When you're marketing your art, or anything else, you aren't just letting people know it's there. You're trying to have a conversation with someone's imagination, or you're trying to enter a conversation someone is already having in their head. How do you do that?

   I've struggled with learning to advertise and market because I've hardly ever paid any attention to ads. My ten-year-old son is a different story! He loves commercials. He loves football and hockey, but I think he likes the glam, glitz and excitement that the marketers have so skillfully cultivated leading up to a game.
   When he was little, we were at the grocery store. He said "Dad, you wanna get some Pilsbury Toaster Strudel? They're in your grocer's freezer." 

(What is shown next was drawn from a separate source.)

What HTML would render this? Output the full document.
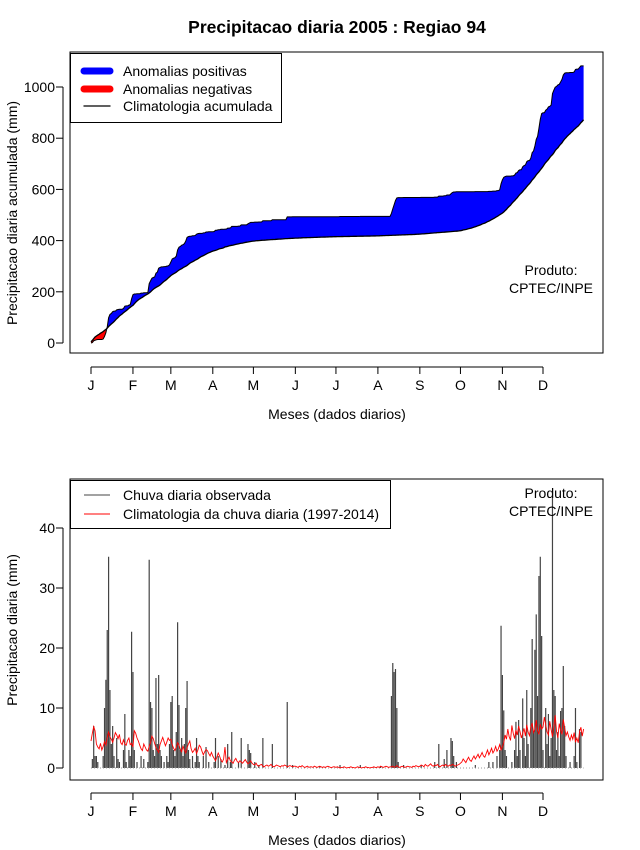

   Recently, my son and I were at a local restaurant with the Ren Fest committee, and we balked at the high menu prices. The treasurer told us that a nearby restaurant was even worse; their hamburgers were $8! Right on queue, my son said "That must be a good hamburger!" He gets it!! He's a marketer's dream! I'm really pushing him to go into that career! In the meantime, I watch him!
   I've never been that way. Mostly, I hated commercials. I hated the banners at hockey games. I knew what I wanted to drink if I was thirsty. If I wanted a hamburger or a pizza, I knew where to go. But now that I'm trying to be 'one of them', I needed to start thinking like them. I needed to start thinking like my son.
   I realized that I knew where to go when I wanted a burger because of the commercials I've seen and heard my WHOLE life! Coke has been telling me to buy their drink since I was a baby. 
   But how can I, as a newly emerging artist, reach people I don't understand? How do I show them an ad that engages their imagination, when I don't have a clue as to what they are thinking?
   This is what I'll try to cover in the next few blogs. Getting to the right people and getting them to notice and remember me.